Environmental pressure groups will claim this change as their own, but the truth is more complex, being rooted in the demand for greater efficiency and the knowledge that the march of progress tends generally to be incremental, and in shipping, intensely practical and pragmatic.
We can see this demonstrated in the development of the simple diesel engine that has been around for some 110 years, but still has much scope for improvement in its maritime context.
As the automotive industry has demonstrated, there is still great scope for practical improvement in diesel engine efficiency, to make the fuel go further, to produce more power in smaller packages and to minimise the still significant heat loss, along with the ability to reduce harmful emissions. And the fact that this is actually all “work in progress” ought to be very cheering.
People in the industry tend to become quite defensive when environmental pressure groups pontificate for the benefit of the media, when in reality, there is much that they should be proud of and which they should be energetically promoting.
There is the generally held belief that the industry is “conservative” and slow to move, when the very opposite is the case. The shape of the ship under water and above, the resistance of a hull through the water, the efficiency of propellers, are all being seen as offering scope for useful efficiency improvements.

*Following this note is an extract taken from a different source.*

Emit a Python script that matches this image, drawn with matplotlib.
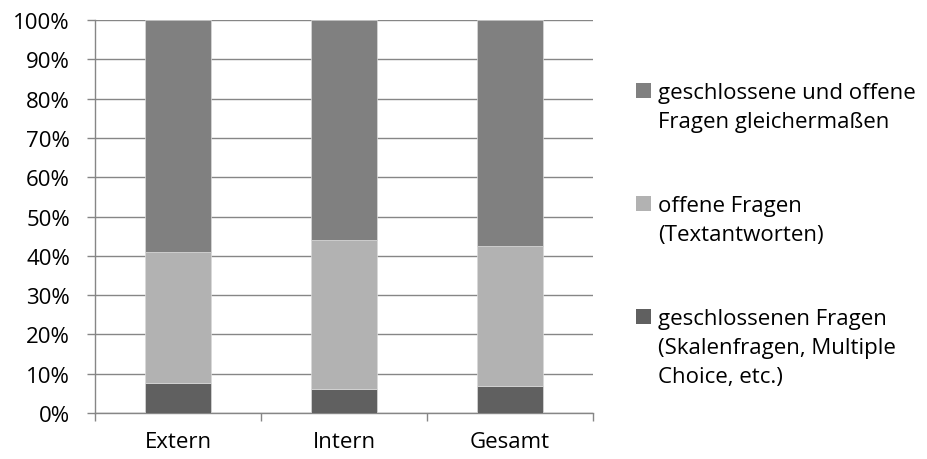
import matplotlib.pyplot as plt
from matplotlib.patches import Rectangle
import numpy as np

categories = ["Extern", "Intern", "Gesamt"]
geschlossen = [7.6, 6.2, 6.9]
offen = [33.3, 37.9, 35.7]
beides = [59.1, 55.9, 57.4]

labels = ["geschlossenen Fragen\n(Skalenfragen, Multiple\nChoice, etc.)",
          "offene Fragen\n(Textantworten)",
          "geschlossene und offene\nFragen gleichermaßen"]
colors = ["#606060", "#b2b2b2", "#808080"]

plt.rcParams['font.family'] = ['Open Sans', 'DejaVu Sans']
FS = 16
W, H = 927, 460

fig = plt.figure(figsize=(9.27, 4.6), dpi=100)
ax = fig.add_axes([95 / W, 1 - 414 / H, (593 - 95) / W, (414 - 21) / H])

x = np.arange(len(categories))
bottom = np.zeros(len(categories))
for vals, col, lab in zip([geschlossen, offen, beides], colors, labels):
    ax.bar(x, vals, 0.4, bottom=bottom, color=col, label=lab,
           edgecolor="#d9d9d9", linewidth=0.5, zorder=3)
    bottom += np.array(vals)

ax.set_xlim(-0.5, 2.5)
ax.set_ylim(0, 100)
ax.set_yticks(np.arange(0, 101, 10))
ax.set_yticklabels([f"{v}%" for v in range(0, 101, 10)])
ax.set_xticks(x)
ax.set_xticklabels(categories)
ax.set_xticks([-0.5, 0.5, 1.5, 2.5], minor=True)
ax.tick_params(axis='x', which='major', length=0, pad=13, labelsize=FS)
ax.tick_params(axis='x', which='minor', length=6, color='#868686', width=1.0)
ax.tick_params(axis='y', length=6, color='#868686', width=1.0, labelsize=FS, pad=12)
ax.yaxis.grid(True, color='#868686', linewidth=1.0, zorder=0)
ax.set_axisbelow(True)
for s in ['top', 'right']:
    ax.spines[s].set_visible(False)
for s in ['left', 'bottom']:
    ax.spines[s].set_color('#868686')
    ax.spines[s].set_linewidth(1.0)

# legend, reversed order, square aligned with the first text line
entry_base = [99, 212, 325]
line_h = 29
for (lab, col), yb in zip(list(zip(labels, colors))[::-1], entry_base):
    fig.patches.append(Rectangle((636 / W, 1 - yb / H), 15 / W, 15 / H,
                                 transform=fig.transFigure, facecolor=col,
                                 edgecolor='none'))
    for i, line in enumerate(lab.split("\n")):
        fig.text(658 / W, 1 - (yb + i * line_h) / H, line, fontsize=FS,
                 va='baseline', ha='left')

fig.savefig("out.png", dpi=100)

There is a huge amount that is being done to make ships and ports more efficient in their operations together. There is little that stands still in the marine industry, even though so much of the progress fails to be given the publicity and public prominence that it deserves.
Perhaps this is really the key to why the industry is believed to be somewhat pedestrian and resistant to progress when there is every reason for the public to regard shipping as one of the most progressive means of transport. We just need to shout more loudly, communicate better and be rather less modest about our progress.